- **WHAT YOU NEED TO DO**: Output the full listing below exactly, without the pictures.

- **DATA SHOWN**:
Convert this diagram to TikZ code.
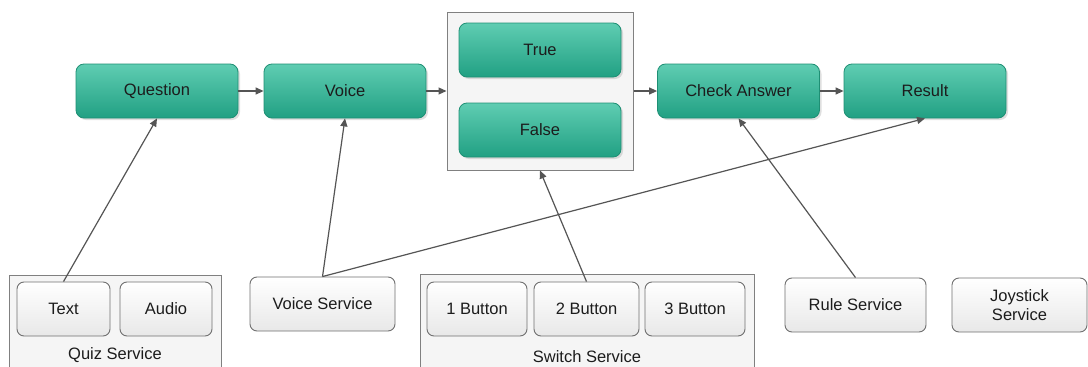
\documentclass[tikz,border=0pt]{standalone}
\usepackage{fontspec}
\setmainfont{Liberation Sans}
\usetikzlibrary{arrows.meta,shadows}
\definecolor{greenTop}{HTML}{5FCDB2}
\definecolor{greenBot}{HTML}{21A083}
\definecolor{greenEdge}{HTML}{1E8F74}
\definecolor{greyEdge}{HTML}{707070}
\definecolor{boxEdge}{HTML}{808080}
\definecolor{arrowCol}{HTML}{555555}
\definecolor{inkCol}{HTML}{1C1C1C}
\tikzset{
  stage/.style={draw=greenEdge, line width=0.8pt, rounded corners=8pt,
    top color=greenTop, bottom color=greenBot, text=inkCol,
    inner sep=0pt, minimum width=162pt, minimum height=54pt,
    drop shadow={shadow xshift=2pt, shadow yshift=-2pt, opacity=0.25}},
  service/.style={draw=greyEdge, line width=0.9pt, rounded corners=7pt,
    top color=white, bottom color=black!9, text=inkCol, align=center,
    inner sep=0pt, minimum height=54pt},
  group/.style={draw=boxEdge, line width=1pt, fill=black!4, inner sep=0pt},
  arr/.style={draw=arrowCol, line width=1.2pt,
    -{Triangle[length=8pt,width=7pt]}},
  every node/.style={font=\fontsize{16.5}{19.5}\selectfont}
}
\begin{document}
\begin{tikzpicture}[x=1pt,y=-1pt]
  \clip (0,0) rectangle (1088,367);
  \fill[white] (0,0) rectangle (1088,367);

  % group frames
  \node[group, minimum width=186pt, minimum height=158pt] (answers) at (540,91) {};
  \node[group, minimum width=212pt, minimum height=110pt] (quiz) at (115,330) {};
  \node[group, minimum width=334pt, minimum height=110pt] (switch) at (587,329) {};

  % processing stages
  \node[stage] (question) at (157,91) {Question};
  \node[stage] (voice) at (345,91) {Voice};
  \node[stage] (true) at (540,50) {True};
  \node[stage] (false) at (540,130) {False};
  \node[stage] (check) at (738.5,91) {Check Answer};
  \node[stage] (result) at (925,91) {Result};

  % services
  \node[service, minimum width=93pt] (text) at (63.5,309) {Text};
  \node[service, minimum width=92pt] (audio) at (166,309) {Audio};
  \node[inkCol] (quizlbl) at (115,355) {Quiz Service};
  \node[service, minimum width=145pt] (voicesvc) at (322.5,304) {Voice Service};
  \node[service, minimum width=100pt] (btn1) at (477,309) {1 Button};
  \node[service, minimum width=105pt] (btn2) at (586.5,309) {2 Button};
  \node[service, minimum width=100pt] (btn3) at (695,309) {3 Button};
  \node[inkCol] (switchlbl) at (587,357) {Switch Service};
  \node[service, minimum width=141pt] (rule) at (855.5,305) {Rule Service};
  \node[service, minimum width=135pt] (joy) at (1019.5,305) {Joystick\\Service};

  % flow along the top row
  \draw[arr] (question.east) -- (voice.west);
  \draw[arr] (voice.east) -- (answers.west);
  \draw[arr] (answers.east) -- (check.west);
  \draw[arr] (check.east) -- (result.west);

  % services feeding the stages
  \draw[arr] (text.north) -- (question.south);
  \draw[arr] (voicesvc.north) -- (voice.south);
  \draw[arr] (voicesvc.north) -- (result.south);
  \draw[arr] (btn2.north) -- (answers.south);
  \draw[arr] (rule.north) -- (check.south);
\end{tikzpicture}
\end{document}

- **RESULT BELOW**:
Convert this diagram to TikZ code.
\documentclass[tikz,border=0pt]{standalone}
\usepackage{fontspec}
\setmainfont{Liberation Sans}
\usetikzlibrary{arrows.meta,shadows}
\definecolor{greenTop}{HTML}{5FCDB2}
\definecolor{greenBot}{HTML}{21A083}
\definecolor{greenEdge}{HTML}{1E8F74}
\definecolor{greyEdge}{HTML}{707070}
\definecolor{boxEdge}{HTML}{808080}
\definecolor{arrowCol}{HTML}{555555}
\definecolor{inkCol}{HTML}{1C1C1C}
\tikzset{
  stage/.style={draw=greenEdge, line width=0.8pt, rounded corners=8pt,
    top color=greenTop, bottom color=greenBot, text=inkCol,
    inner sep=0pt, minimum width=162pt, minimum height=54pt,
    drop shadow={shadow xshift=2pt, shadow yshift=-2pt, opacity=0.25}},
  service/.style={draw=greyEdge, line width=0.9pt, rounded corners=7pt,
    top color=white, bottom color=black!9, text=inkCol, align=center,
    inner sep=0pt, minimum height=54pt},
  group/.style={draw=boxEdge, line width=1pt, fill=black!4, inner sep=0pt},
  arr/.style={draw=arrowCol, line width=1.2pt,
    -{Triangle[length=8pt,width=7pt]}},
  every node/.style={font=\fontsize{16.5}{19.5}\selectfont}
}
\begin{document}
\begin{tikzpicture}[x=1pt,y=-1pt]
  \clip (0,0) rectangle (1088,367);
  \fill[white] (0,0) rectangle (1088,367);

  % group frames
  \node[group, minimum width=186pt, minimum height=158pt] (answers) at (540,91) {};
  \node[group, minimum width=212pt, minimum height=110pt] (quiz) at (115,330) {};
  \node[group, minimum width=334pt, minimum height=110pt] (switch) at (587,329) {};

  % processing stages
  \node[stage] (question) at (157,91) {Question};
  \node[stage] (voice) at (345,91) {Voice};
  \node[stage] (true) at (540,50) {True};
  \node[stage] (false) at (540,130) {False};
  \node[stage] (check) at (738.5,91) {Check Answer};
  \node[stage] (result) at (925,91) {Result};

  % services
  \node[service, minimum width=93pt] (text) at (63.5,309) {Text};
  \node[service, minimum width=92pt] (audio) at (166,309) {Audio};
  \node[inkCol] (quizlbl) at (115,355) {Quiz Service};
  \node[service, minimum width=145pt] (voicesvc) at (322.5,304) {Voice Service};
  \node[service, minimum width=100pt] (btn1) at (477,309) {1 Button};
  \node[service, minimum width=105pt] (btn2) at (586.5,309) {2 Button};
  \node[service, minimum width=100pt] (btn3) at (695,309) {3 Button};
  \node[inkCol] (switchlbl) at (587,357) {Switch Service};
  \node[service, minimum width=141pt] (rule) at (855.5,305) {Rule Service};
  \node[service, minimum width=135pt] (joy) at (1019.5,305) {Joystick\\Service};

  % flow along the top row
  \draw[arr] (question.east) -- (voice.west);
  \draw[arr] (voice.east) -- (answers.west);
  \draw[arr] (answers.east) -- (check.west);
  \draw[arr] (check.east) -- (result.west);

  % services feeding the stages
  \draw[arr] (text.north) -- (question.south);
  \draw[arr] (voicesvc.north) -- (voice.south);
  \draw[arr] (voicesvc.north) -- (result.south);
  \draw[arr] (btn2.north) -- (answers.south);
  \draw[arr] (rule.north) -- (check.south);
\end{tikzpicture}
\end{document}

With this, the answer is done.